Graduation Year


Document Type




Degree Name

Master of Science (M.S.)

Degree Granting Department

Marine Science

Major Professor

Chris Stallings, Ph.D.

Committee Member

Mark Albins, Ph.D.

Committee Member

Ernst Peebles, Ph.D.


Competition, stable isotope, niche width, eye lens, reef ecology


Invasive species can severely disrupt biological communities through their interactions with native organisms, yet little is known about the response of marine predators to the establishment of a competitive invasive fish. In the western Atlantic, invasive Indo-Pacific lionfishes (Pterois spp.) may represent a novel competitor to several commercially and ecologically important native species. However, there is a scarcity of empirical research documenting comparative resource use of cohabitant lionfish and native fishes, as well the physiological consequences that may result from interspecific interactions with the invasive species. For this thesis, I conducted two studies designed to elucidate the strength of resource use overlap and potential competition among invasive lionfish and an ecologically similar serranid, the Graysby (Cephalopholis cruentata), along a contiguous coral-reef ledge in Biscayne National Park, South Florida.

My first study aimed to determine whether lionfish and Graysby could be classified as competitors through comparisons of Graysby population size, diet, and condition across a range of ambient lionfish biomass. Using stable isotope and gut content analyses, I measured a difference in Graysby diet on sites with larger populations of lionfish, specifically a smaller breadth of resource use and lower consumption of teleost fish prey. Despite a shift in diet, Graysby condition did not vary with lionfish biomass, and thus this study did not provide unequivocal evidence of competition between the two species. However, based on a high amount of apparent overlap in interspecific resource use, competitive interactions between lionfish and species such as Graysby remain likely in systems with more limiting prey or shelter.

For my second study, I measured stable isotope values of muscle, liver, and eye lens layers in lionfish and Graysby to further compare individual and population-level patterns of diet and habitat use. The use of eye lenses as metabolically stable chronological recorders of stable isotopes has vast potential to provide insight about animal life history, but has not yet been applied to describe trends in resource use among invasive and native species.
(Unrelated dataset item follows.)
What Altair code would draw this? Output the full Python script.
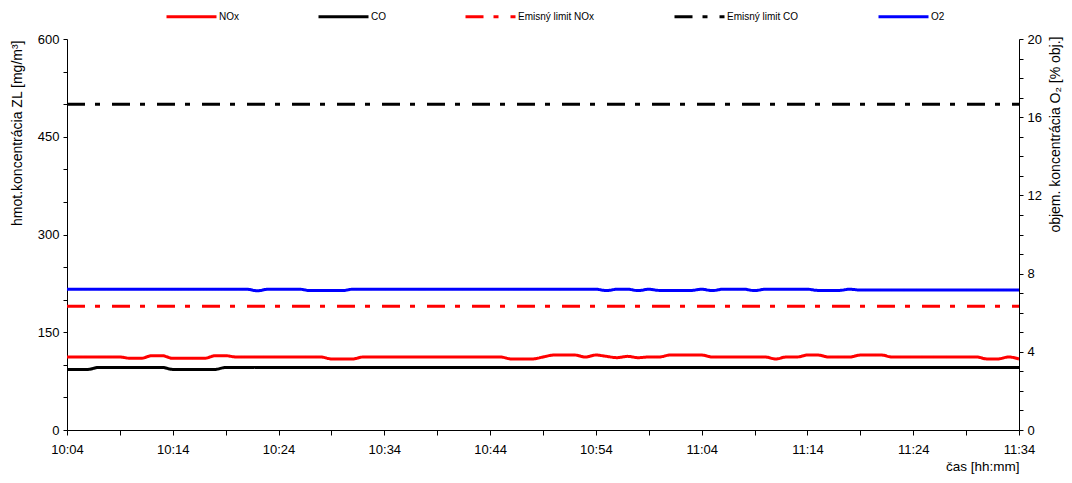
import altair as alt
import pandas as pd

# minutes after 10:04 (one sample per minute, 10:04 .. 11:34)
minutes = list(range(91))

nox = [112, 112, 112, 112, 112, 112, 110, 110, 114, 114,
       110, 110, 110, 110, 114, 114, 112, 112, 112, 112,
       112, 112, 112, 112, 112, 109, 109, 109, 112, 112,
       112, 112, 112, 112, 112, 112, 112, 112, 112, 112,
       112, 112, 109, 109, 109, 112, 115, 115, 115, 112,
       115, 113, 111, 113, 111, 112, 112, 115, 115, 115,
       115, 112, 112, 112, 112, 112, 112, 109, 112, 112,
       115, 115, 112, 112, 112, 115, 115, 115, 112, 112,
       112, 112, 112, 112, 112, 112, 112, 109, 109, 112,
       109]

co = [93, 93, 93, 96, 96, 96, 96, 96, 96, 96,
      93, 93, 93, 93, 93, 96, 96, 96, 96, 96,
      96, 96, 96, 96, 96, 96, 96, 96, 96, 96,
      96, 96, 96, 96, 96, 96, 96, 96, 96, 96,
      96, 96, 96, 96, 96, 96, 96, 96, 96, 96,
      96, 96, 96, 96, 96, 96, 96, 96, 96, 96,
      96, 96, 96, 96, 96, 96, 96, 96, 96, 96,
      96, 96, 96, 96, 96, 96, 96, 96, 96, 96,
      96, 96, 96, 96, 96, 96, 96, 96, 96, 96,
      96]

o2 = [7.2, 7.2, 7.2, 7.2, 7.2, 7.2, 7.2, 7.2, 7.2, 7.2,
      7.2, 7.2, 7.2, 7.2, 7.2, 7.2, 7.2, 7.2, 7.12, 7.2,
      7.2, 7.2, 7.2, 7.13, 7.13, 7.13, 7.13, 7.2, 7.2, 7.2,
      7.2, 7.2, 7.2, 7.2, 7.2, 7.2, 7.2, 7.2, 7.2, 7.2,
      7.2, 7.2, 7.2, 7.2, 7.2, 7.2, 7.2, 7.2, 7.2, 7.2,
      7.2, 7.13, 7.2, 7.2, 7.13, 7.2, 7.14, 7.14, 7.14, 7.14,
      7.2, 7.13, 7.2, 7.2, 7.2, 7.13, 7.2, 7.2, 7.2, 7.2,
      7.2, 7.14, 7.14, 7.14, 7.2, 7.16, 7.16, 7.16, 7.16, 7.16,
      7.16, 7.16, 7.16, 7.16, 7.16, 7.16, 7.16, 7.16, 7.16, 7.16,
      7.16]

limit_nox = 190
limit_co = 500
limit_minutes = [0, 90]

series_order = ["NOx", "CO", "Emisný limit NOx", "Emisný limit CO", "O2"]
series_colors = ["#ff0000", "#000000", "#ff0000", "#000000", "#0000ff"]
series_dashes = [[1, 0], [1, 0], [18, 10, 5, 12], [18, 10, 5, 12], [1, 0]]

x_ticks = list(range(0, 91, 5))
left_ticks = list(range(0, 601, 50))
right_ticks = list(range(0, 21, 1))

rows = []
for m, v in zip(minutes, nox):
    rows.append({"t": m, "v": v, "series": "NOx"})
for m, v in zip(minutes, co):
    rows.append({"t": m, "v": v, "series": "CO"})
for m in limit_minutes:
    rows.append({"t": m, "v": limit_nox, "series": "Emisný limit NOx"})
    rows.append({"t": m, "v": limit_co, "series": "Emisný limit CO"})
left_df = pd.DataFrame(rows)
right_df = pd.DataFrame({"t": minutes, "v": o2, "series": ["O2"] * len(o2)})

FONT = "Liberation Sans"

time_expr = ("(datum.value % 10 == 0) ? (floor((604 + datum.value) / 60) + ':' + "
             "(((604 + datum.value) % 60) < 10 ? '0' : '') + ((604 + datum.value) % 60)) : ''")

x_enc = alt.X("t:Q", scale=alt.Scale(domain=[0, 90], nice=False, zero=False),
              axis=alt.Axis(values=x_ticks, labelExpr=time_expr, title="čas [hh:mm]",
                            titleAnchor="end", titlePadding=3, labelPadding=8,
                            titleFontSize=13.5,
                            tickSize=5, labelFlush=False))

legend = alt.Legend(title=None, orient="none", legendX=98, legendY=-49,
                    direction="horizontal", symbolType="stroke", symbolSize=2500,
                    symbolStrokeWidth=3, labelFontSize=10, labelFont=FONT,
                    columnPadding=73, labelOffset=1, padding=0)

color_enc = alt.Color("series:N", scale=alt.Scale(domain=series_order, range=series_colors),
                      legend=legend, sort=series_order)
dash_enc = alt.StrokeDash("series:N", scale=alt.Scale(domain=series_order, range=series_dashes),
                          legend=legend, sort=series_order)

left = alt.Chart(left_df).mark_line(strokeWidth=3, interpolate="monotone").encode(
    x=x_enc,
    y=alt.Y("v:Q", scale=alt.Scale(domain=[0, 600], nice=False),
            axis=alt.Axis(values=left_ticks,
                          labelExpr="datum.value % 150 == 0 ? datum.label : ''",
                          title="hmot.koncentrácia ZL [mg/m³]",
                          titleAngle=270, titleX=-50, titleY=1, titleAlign="right",
                          titleBaseline="middle",
                          tickSize=4, labelPadding=4)),
    color=color_enc,
    strokeDash=dash_enc,
    detail="series:N",
)

right = alt.Chart(right_df).mark_line(strokeWidth=3, interpolate="monotone").encode(
    x=x_enc,
    y=alt.Y("v:Q", scale=alt.Scale(domain=[0, 20], nice=False),
            axis=alt.Axis(orient="right", values=right_ticks,
                          labelExpr="datum.value % 4 == 0 ? datum.label : ''",
                          title="objem. koncentrácia O₂ [% obj.]",
                          titleAngle=270, titleX=36, titleY=-3, titleAlign="right",
                          titleBaseline="middle",
                          tickSize=4, labelPadding=4)),
    color=color_enc,
    strokeDash=dash_enc,
)

chart = alt.layer(left, right).resolve_scale(y="independent").properties(
    width=952, height=391,
    autosize=alt.AutoSizeParams(type="none"),
    padding={"left": 59, "top": 31, "right": 45, "bottom": 45}
).configure_view(stroke=None).configure_axis(
    grid=False, labelFont=FONT, titleFont=FONT, labelFontSize=13, titleFontSize=14,
    titleFontWeight="normal", labelColor="#000000", titleColor="#000000",
    domainColor="#000000", tickColor="#000000"
)

chart.save("out.html", embed_options={"renderer": "svg", "actions": False})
To aid these analyses I created a rudimentary map of spatial isotopic variation along the reef ledge of Biscayne National Park, which could serve as a frame of reference to study local-scale animal movements. Isotopic differences between liver and muscle samples suggested a broader range of movement in lionfish than Graysby, important for understanding the relative scale of habitat use in these species. In eye lenses, stable isotope values increased logarithmically with lens radius (i.e. fish size), likely reflecting patterns of trophic growth. There was a high amount of variability among the shapes of eye lens isotopic chronologies, particularly those of lionfish, yielding further information about movement and individual resource use specificity in these species.

The results of this thesis are the first to compare native predator diet and condition across a range of invasive lionfish biomass, as well as the first to measure size-structured trends in the resource use of individual lionfish. Together, these results enhance our understanding of the potential for competition among lionfish and native mesopredators, an important objective for researchers studying how this highly invasive species interacts with surrounding ecological communities.